I have read many threads which have been really helpful about the cost of maids and their sponsorship etc which has been extremely useful. 

But nothing seems to show exactly what they do.

I assume cleaning, washing and ironing but do they cook? 

What are the general duties of a maid?

What are you expected to pay extra for (ie. do you pay extra for cooking, babysitting, etc?)

Confirmation would be a great help please, especially from those who have maids who can tell me of the best way to find a good maid.


----------



## Mr Rossi (May 16, 2009)

You're an employer, they are an employee, set out the job description you require.


----------



## Gavtek (Aug 23, 2009)

Cleaning
Ironing
Washing
Cooking
Babysitting
Educating children
Dog walking
Gardening
Car washing
Light masonry
Human punchbag

Once you pay them their £100 a month you basically own them and you can make them do whatever your conscience allows.


----------



## Mr Rossi (May 16, 2009)

You forgot stand in during ma'ams headache time.


----------



## Sunset (Jan 24, 2011)

As said, you are the employer. Please don't "make her one of the family", as she is not. Know where to draw the lines. None of my previous bosses made me part of their family, as I wasn't a housemaid!!!!

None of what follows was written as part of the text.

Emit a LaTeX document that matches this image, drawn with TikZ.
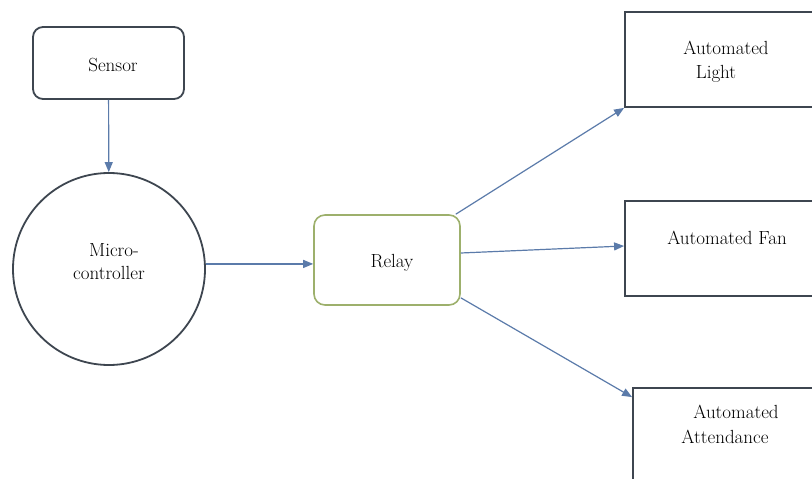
\documentclass[tikz,border=0pt]{standalone}
\usetikzlibrary{arrows.meta}
\definecolor{boxline}{HTML}{3E4650}
\definecolor{relayline}{HTML}{9DB06C}
\definecolor{arrowc}{HTML}{5B7BAA}
\begin{document}
\begin{tikzpicture}[x=1pt,y=-1pt,
  rbox/.style={draw=boxline, line width=1.8pt, rounded corners=10pt, inner sep=0pt},
  sbox/.style={draw=boxline, line width=1.8pt, inner sep=0pt},
  circ/.style={draw=boxline, line width=1.8pt, circle, inner sep=0pt, minimum size=192pt},
  relaybox/.style={draw=relayline, line width=1.6pt, rounded corners=11pt, inner sep=0pt},
  lbl/.style={font=\fontsize{19}{23}\selectfont, anchor=base, inner sep=0pt, text=black},
  arr/.style={draw=arrowc, line width=1.2pt, -{Triangle[length=10pt,width=8pt]}}]
\useasboundingbox (0,0) rectangle (812,479);
\clip (0,0) rectangle (812,479);
\fill[white] (0,0) rectangle (812,479);
% boxes
\node[rbox, minimum width=151pt, minimum height=72pt] (sensor) at (108.5,63) {};
\node[circ] (mc) at (109,269) {};
\node[relaybox, minimum width=146pt, minimum height=90pt] (relay) at (387,260) {};
\node[sbox, minimum width=215pt, minimum height=95pt] (light) at (732.5,59.5) {};
\node[sbox, minimum width=215pt, minimum height=95pt] (fan) at (732.5,248.5) {};
\node[sbox, minimum width=207pt, minimum height=112pt] (att) at (736.5,444) {};
% labels
\node[lbl] (tsensor) at (113,71) {Sensor};
\node[lbl] (tmc1) at (114,256) {Micro-};
\node[lbl] (tmc2) at (109,279) {controller};
\node[lbl] (trelay) at (392,267) {Relay};
\node[lbl] (tl1) at (726,54) {Automated};
\node[lbl] (tl2) at (716,78) {Light};
\node[lbl] (tfan) at (727,244) {Automated Fan};
\node[lbl] (ta1) at (736,418) {Automated};
\node[lbl] (ta2) at (725,443) {Attendance};
% connectors
\draw[arr] (sensor) -- (mc);
\draw[arr] (mc.3) -- (mc.3 -| relay.west);
\draw[arr] ([xshift=-5pt]relay.north east) -- (light.south west);
\draw[arr] ([yshift=7pt]relay.east) -- ([yshift=2.5pt]fan.west);
\draw[arr] ([yshift=8pt]relay.south east) -- ([yshift=-10pt]att.north west);
\end{tikzpicture}
\end{document}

Be prepared for "emergencies" where they have to go back home. Some maids mothers and fathers have died several times over - depending on how many people they worked for. Don't get involved in their lives and don't "loan" money. They all have a hardship story. Remember that they work for you, you don't work for them. Some start off really good then get lazy. You need to keep them busy, but above all treat them fairly. Don't leave money or jewelry laying around, it can be tempting. There are alot of stories from women who have wonderful maids, and there are just as many stories about the housemaid from h.e.l.l.

Keep in mind, you are responsible for the housemaid, including what she does during her free time. If you can get references, follow up and check them.

I would strongly recommend going through an agency as you get a "trial period". If it doesn't work out, you can get a replacement. Housemaids are hit and miss.


----------